USS Woonsocket, PF-32

March 24, 2021 PRINT | E-MAIL

USS Woonsocket, PF-32  

 

A town in southeastern Rhode Island that in turn takes its name from an Indian word that meant "at the place of the mist."

 

Builder:  Walter Butler Shipbuilders, Inc., Superior, WI

Length:  303' 11"

Beam:  37' 6"

Draft:  12' 8" fl

Displacement: 2,230 tons

Propulsion:  2-shaft VTE, 3 boilers

Range:  9,500 nm at 12 knots

Top speed:  20 knots

Complement:  190

Armament: 3 x 3"/50; 4 x 40mm (2x2); 9 x 20mm; 1 x Hedgehog, 8 x depth charge projectors; 2 x depth charge racks.  For those frigates fitted out for weather patrol duty, the after 3-inch gun was removed and a weather balloon hanger was added aft.

 

History:

The first Woonsocket (PF-32)--originally PG-140 and redesignated PF-32 on 25 June 1943--was laid down under a Maritime Commission contract (MC hull 1443) on 12 August 1943 at Superior, Wisc. by Walter Butler Shipbuilders, Inc.  She was launched on 27 September 1943 and was sponsored by Mrs.

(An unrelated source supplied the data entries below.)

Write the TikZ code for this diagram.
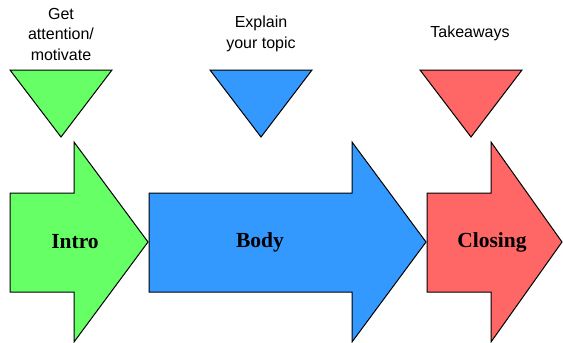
\documentclass[tikz,border=0pt]{standalone}
\usepackage{fontspec}
\setmainfont{Liberation Serif}
\newfontfamily\notefont{Liberation Sans}
\usetikzlibrary{positioning}

\definecolor{introgreen}{HTML}{66FF66}
\definecolor{bodyblue}{HTML}{3399FF}
\definecolor{closingred}{HTML}{FF6666}

\tikzset{
    part/.style     = {draw=black, line width=1pt, line join=miter},
    stagelabel/.style = {font=\fontsize{21.5}{24}\selectfont\bfseries, inner sep=0pt},
    notelabel/.style  = {font=\notefont\fontsize{16}{20.5}\selectfont, align=center, inner sep=0pt}
}

\begin{document}
\begin{tikzpicture}[x=1pt, y=-1pt]
    \useasboundingbox (0,0) rectangle (563,343);

    % Triangles {intro, body, closing}
    \draw [part, fill=introgreen]  (10,70)  -- (112,70) -- (61,137)  -- cycle;
    \draw [part, fill=bodyblue]    (210,70) -- (312,70) -- (261,137) -- cycle;
    \draw [part, fill=closingred]  (420,70) -- (522,70) -- (471,137) -- cycle;

    % Arrows {intro, body, closing}
    \draw [part, fill=introgreen]  (10,193)  -- (74,193)  -- (74,142)  -- (148,242) -- (74,342)  -- (74,292)  -- (10,292)  -- cycle;
    \draw [part, fill=bodyblue]    (149,193) -- (352,193) -- (352,142) -- (426,242) -- (352,342) -- (352,292) -- (149,292) -- cycle;
    \draw [part, fill=closingred]  (427,193) -- (491,193) -- (491,142) -- (562,242) -- (491,342) -- (491,292) -- (427,292) -- cycle;

    % Nodes {intro, body, closing}
    \node [stagelabel]  (intro)    at (75,242)   {Intro};
    \node [stagelabel]  (body)     at (260,242)  {Body};
    \node [stagelabel]  (closing)  at (492,242)  {Closing};

    % Notes above the triangles
    \node [notelabel]   (attention)  at (61,34)   {Get\\attention/\\motivate};
    \node [notelabel]   (explain)    at (261,34)  {Explain\\your topic};
    \node [notelabel]   (takeaways)  at (470,33)  {Takeaways};

\end{tikzpicture}
\end{document}
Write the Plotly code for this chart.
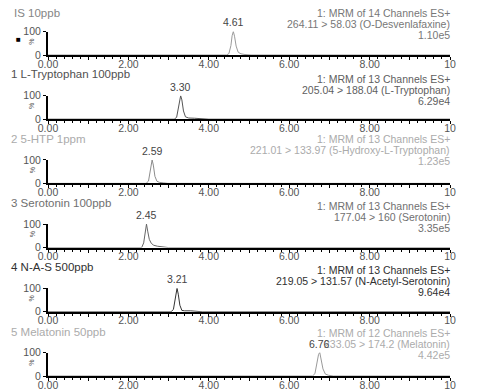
import plotly.graph_objects as go

W, H = 480, 391
OFF = 8  # the page body adds an 8 px margin; positions below are page pixels

titles = ["IS 10ppb", "1 L-Tryptophan 100ppb", "2 5-HTP 1ppm", "3 Serotonin 100ppb",
          "4 N-A-S 500ppb", "5 Melatonin 50ppb"]
info1 = ["1: MRM of 14 Channels ES+", "1: MRM of 13 Channels ES+", "1: MRM of 13 Channels ES+",
         "1: MRM of 13 Channels ES+", "1: MRM of 13 Channels ES+", "1: MRM of 12 Channels ES+"]
info2 = ["264.11 > 58.03 (O-Desvenlafaxine)", "205.04 > 188.04 (L-Tryptophan)",
         "221.01 > 133.97 (5-Hydroxy-L-Tryptophan)", "177.04 > 160 (Serotonin)",
         "219.05 > 131.57 (N-Acetyl-Serotonin)", "233.05 > 174.2 (Melatonin)"]
info3 = ["1.10e5", "6.29e4", "1.23e5", "3.35e5", "9.64e4", "4.42e5"]
peak_rt = [4.61, 3.30, 2.59, 2.45, 3.21, 6.76]
peak_lbl = ["4.61", "3.30", "2.59", "2.45", "3.21", "6.76"]

# chromatogram points (time, % intensity)
t_is = [0.0, 4.44, 4.50, 4.55, 4.58, 4.61, 4.64, 4.68, 4.73, 4.80, 4.90, 5.05, 10.0]
i_is = [0, 0, 6, 40, 82, 100, 80, 38, 12, 5, 2, 0, 0]
t_trp = [0.0, 3.14, 3.20, 3.25, 3.28, 3.30, 3.33, 3.37, 3.42, 3.50, 3.65, 3.85, 4.00, 10.0]
i_trp = [0, 0, 8, 50, 88, 100, 82, 35, 10, 5, 4, 3, 0, 0]
t_htp = [0.0, 2.44, 2.50, 2.55, 2.57, 2.59, 2.62, 2.66, 2.71, 2.78, 2.88, 2.98, 10.0]
i_htp = [0, 0, 10, 60, 90, 100, 78, 30, 9, 4, 2, 0, 0]
t_ser = [0.0, 2.33, 2.38, 2.42, 2.45, 2.48, 2.52, 2.57, 2.63, 2.72, 2.85, 3.00, 10.0]
i_ser = [0, 0, 20, 80, 100, 70, 35, 18, 10, 6, 3, 0, 0]
t_nas = [0.0, 3.06, 3.12, 3.17, 3.19, 3.21, 3.24, 3.28, 3.33, 3.40, 3.55, 3.75, 3.85, 10.0]
i_nas = [0, 0, 10, 65, 92, 100, 75, 28, 6, 4, 4, 3, 0, 0]
t_mel = [0.0, 6.58, 6.64, 6.70, 6.73, 6.76, 6.79, 6.84, 6.90, 6.98, 7.10, 10.0]
i_mel = [0, 0, 10, 62, 92, 100, 78, 30, 8, 3, 0, 0]

times = [t_is, t_trp, t_htp, t_ser, t_nas, t_mel]
ints = [i_is, i_trp, i_htp, i_ser, i_nas, i_mel]

xticks = [0, 1, 2, 3, 4, 5, 6, 7, 8, 9, 10]
xtick_text = ["0.00", "", "2.00", "", "4.00", "", "6.00", "", "8.00", "", "10"]

title_col = ["#858585", "#505050", "#ababab", "#707070", "#303030", "#ababab"]
info_col = ["#777777", "#606060", "#ababab", "#707070", "#303030", "#ababab"]
trace_col = ["#9a9a9a", "#555555", "#8c8c8c", "#666666", "#333333", "#9a9a9a"]

FONT = "Arial, Liberation Sans, sans-serif"

X0, X1 = 48, 450                       # page x of t=0 and t=10
AXY = [55, 119.2, 183.4, 247.6, 311.8, 376]   # page y of 0 %
H100 = 23.5                            # px from 0 % to 100 %
TITLE_X = [12, 9, 9, 9, 9, 9]
TITLE_Y = [13, 74, 139, 203, 267, 332]
INFO_Y = [13, 79, 139, 206, 270, 333]
INFO_DY = 11

def fx(px):
    return (px - OFF) / W

def fy(px):
    return 1 - (px - OFF) / H

fig = go.Figure()
annotations = []
layout = {}
for k in range(6):
    n = "" if k == 0 else str(k + 1)
    y0p = AXY[k]
    y100p = AXY[k] - H100
    fig.add_trace(go.Scatter(x=times[k], y=ints[k], mode="lines",
                             line=dict(color=trace_col[k], width=1),
                             xaxis="x" + n, yaxis="y" + n, showlegend=False,
                             hoverinfo="skip", cliponaxis=False))
    layout["xaxis" + n] = dict(
        domain=[fx(X0), fx(X1)], anchor="y" + n, range=[0, 10], automargin=False,
        tickvals=xticks, ticktext=xtick_text, ticks="outside", ticklen=3,
        tickwidth=1, tickcolor="black", ticklabelstandoff=-5,
        minor=dict(dtick=0.2, ticks="outside", ticklen=2, tickcolor="black", tickwidth=1),
        showline=True, linecolor="black", linewidth=2, showgrid=False, zeroline=False,
        tickfont=dict(family=FONT, size=10.5, color="#555"),
    )
    layout["yaxis" + n] = dict(
        domain=[fy(y0p), fy(y100p)], anchor="x" + n, range=[0, 100], automargin=False,
        tickvals=[0, 100], ticktext=["0", "100"], ticks="outside", ticklen=3,
        tickcolor="black", showline=True, linecolor="black", linewidth=2,
        showgrid=False, zeroline=False,
        tickfont=dict(family=FONT, size=10.5, color="#555"),
    )
    annotations.append(dict(text=titles[k], x=fx(TITLE_X[k]), y=fy(TITLE_Y[k]),
                            xref="paper", yref="paper", xanchor="left", yanchor="middle",
                            showarrow=False, font=dict(family=FONT, size=11.5, color=title_col[k])))
    for j, txt in enumerate([info1[k], info2[k], info3[k]]):
        annotations.append(dict(text=txt, x=fx(X1 + 2), y=fy(INFO_Y[k] + INFO_DY * j),
                                xref="paper", yref="paper", xanchor="right", yanchor="middle",
                                showarrow=False,
                                font=dict(family=FONT, size=10.5, color=info_col[k])))
    annotations.append(dict(text=peak_lbl[k], x=peak_rt[k], y=100, xref="x" + n, yref="y" + n,
                            xanchor="center", yanchor="middle", yshift=9, showarrow=False,
                            font=dict(family=FONT, size=10.5, color="#444")))
    annotations.append(dict(text="%", x=fx(32), y=fy((y0p + y100p) / 2 - 1.5), xref="paper",
                            yref="paper", xanchor="center", yanchor="middle", textangle=-90,
                            showarrow=False, borderpad=0,
                            font=dict(family=FONT, size=7, color="#555")))

annotations.append(dict(text="■", x=fx(18), y=fy(40), xref="paper", yref="paper",
                        xanchor="center", yanchor="middle", showarrow=False,
                        font=dict(family=FONT, size=8, color="black")))

fig.update_layout(width=W, height=H, margin=dict(l=0, r=0, t=0, b=0),
                  paper_bgcolor="white", plot_bgcolor="white",
                  annotations=annotations, **layout)

fig.write_html("out.html")
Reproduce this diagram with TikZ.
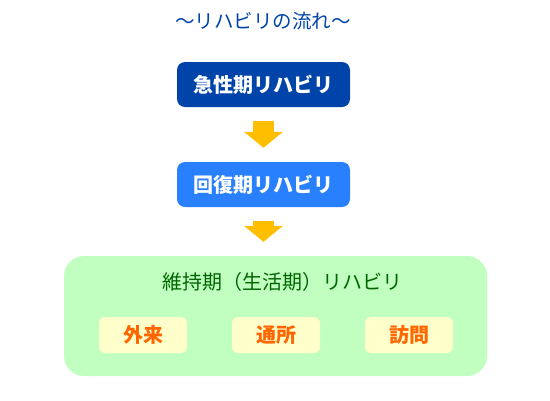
\documentclass[tikz,border=0pt]{standalone}
\usepackage{fontspec}
\setmainfont{Noto Sans CJK JP}
\usetikzlibrary{arrows.meta}

\definecolor{darkblue}{RGB}{0,68,170}
\definecolor{midblue}{RGB}{41,128,255}
\definecolor{arrowyellow}{RGB}{255,190,0}
\definecolor{lightgreen}{RGB}{192,255,192}
\definecolor{darkgreen}{RGB}{0,102,0}
\definecolor{lightyellow}{RGB}{255,255,204}
\definecolor{textorange}{RGB}{255,102,0}

\tikzset{
  stagebox/.style={rounded corners=8pt, minimum width=173pt, minimum height=45pt,
    text=white, font=\fontsize{20}{20}\selectfont\bfseries},
  placebox/.style={rounded corners=6pt, fill=lightyellow, minimum width=88pt,
    minimum height=36pt, text=textorange, font=\fontsize{20}{20}\selectfont\bfseries},
  flowarrow/.style={arrowyellow, line width=21pt,
    -{Triangle[width=39pt,length=16pt,line width=0pt]},
    shorten <=14pt, shorten >=14pt}
}

\begin{document}
\begin{tikzpicture}[x=1pt, y=-1pt]
\useasboundingbox (0,0) rectangle (550,400);
\node [text=darkblue, font=\fontsize{19.5}{19.5}\selectfont] (title) at (263,21) {～リハビリの流れ～};
\node [stagebox, fill=darkblue] (acute) at (263.5,84.5) {急性期リハビリ};
\node [stagebox, fill=midblue] (recovery) at (263.5,184.5) {回復期リハビリ};
\node [rounded corners=20pt, fill=lightgreen, minimum width=423pt, minimum height=120pt] (life) at (275.5,316) {};
\node [text=darkgreen, font=\fontsize{20}{20}\selectfont] (lifetitle) at (282.5,282) {維持期（生活期）リハビリ};
\node [placebox] (outpatient) at (143,335) {外来};
\node [placebox] (daycare) at (276,335) {通所};
\node [placebox] (visit) at (409,335) {訪問};
\draw [flowarrow] (acute.south) -- (recovery.north);
\draw [flowarrow] (recovery.south) -- (recovery.south |- life.north);
\end{tikzpicture}
\end{document}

Ernest E. Dupre, wife of the mayor of Woonsocket, RI.  She was ferried to the Boston Navy Yard for completion and was accepted by the Navy on 27 July 1944.  She was commissioned into the Navy with a Coast Guard crew on 1 September 1944 and placed under the command of CDR William J. Conley, USCG.

Following shakedown off Bermuda, Woonsocket returned to Boston for conversion to a weather ship before proceeding to Newfoundland.  She arrived at Argentia on 30 October for meteorological charting duties off Newfoundland through the end of World War II and into the early months of 1946.  She was decommissioned by the Navy on 16 March 1946 and recommissioned simultaneously by the Coast Guard on a loan basis.  Woonsocket served with the Coast Guard until her final decommissioning on 18 September 1946 at New Orleans.

Struck from the Navy list on 14 May 1947, the Tacoma-class frigate was subsequently transferred to the Government of Peru.  She served the Peruvian Navy first as Teniente Galvez and later simply as Galvez into the 1980's.

 

Sources:

The Coast Guard At War, Transports and Escorts, Vol. V, No. 1.  

Conway's All the World's Fighting Ships, 1922-1946.  London: Conway Maritime Press, 1992, pp. 148-149.

Dictionary of American Naval Fighting Ships, Vol. VIII, p. 463.